PROVIDENCE, R.I. (WPRI) — Many Rhode Island students are wondering the same thing: Will everything be back to normal by the time the fall semester rolls around?
Gov. Gina Raimondo said while she expects classes will be in person come fall, she acknowledged that it will probably look much different under the new social distancing mandates.
“We have to do things differently because of the virus,” Raimondo said during a special briefing for students on Thursday. “We’ll probably be washing our hands more often, the way we have lunch and breakfast may be different, we’ll probably have to spread out a little bit more in the classrooms, there will be much more cleaning – we have to be flexible.”
When it comes to colleges and universities in the Ocean State, Raimondo said she has asked all 20 of the state’s institutions to submit a detailed plan on how they will reopen safely.
“The good news is that we have several months to plan for it and we’re doing that,” Raimondo said. “Our hope is to give you a chance to go to college in the fall.”
Bryant University announced Thursday morning that students will be back on campus in the fall, however, there will be new protocols in place to keep students, faculty and staff safe from the virus.
One student asked Raimondo if she would be able to attend summer camp this year.

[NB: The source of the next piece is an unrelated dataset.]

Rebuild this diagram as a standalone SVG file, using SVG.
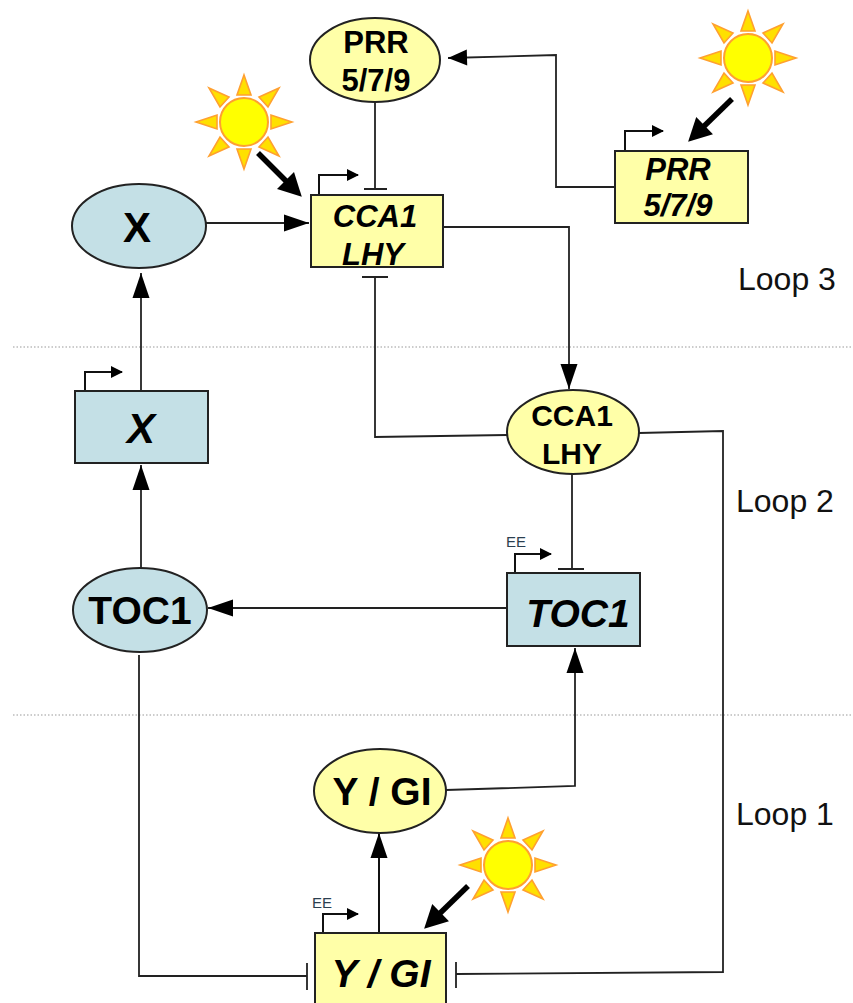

Raimondo said summer camps will be open, but activities will not take place the way that kids are used to.
“I am not sure how camps will be different, but they will be different. We’re not going to be able to get together in big groups this summer,” Raimondo said, adding that virtual summer camps may be a better option.
On Wednesday, Raimondo announced that all events, including festivals, concerts, weddings, must be limited to 50 people or less. The organizers of the Newport Folk and Jazz Festivals canceled the annual events soon after.
Raimondo also addressed the Class of 2020 and reassured seniors that they will figure out safe ways to celebrate their accomplishments.
“I feel bad for the Class of 2020, this is not the senior year anybody wanted,” Raimondo said. “Most events won’t be able to happen in the way you thought it would happen, but we will find new ways to celebrate.”
“I’m asking you to be creative,” she added. “By the time graduation rolls around in June, we will probably be in a place where we can only gather in groups of 20 or fewer.”
Raimondo also said on June 15, there will be a statewide televised graduation.
The regularly scheduled Rhode Island coronavirus briefing will be back Friday at 1 p.m. where Raimondo said she expects to make a more “hopeful” announcement about Rhode Islanders’ ability to use the state’s parks and beaches this summer.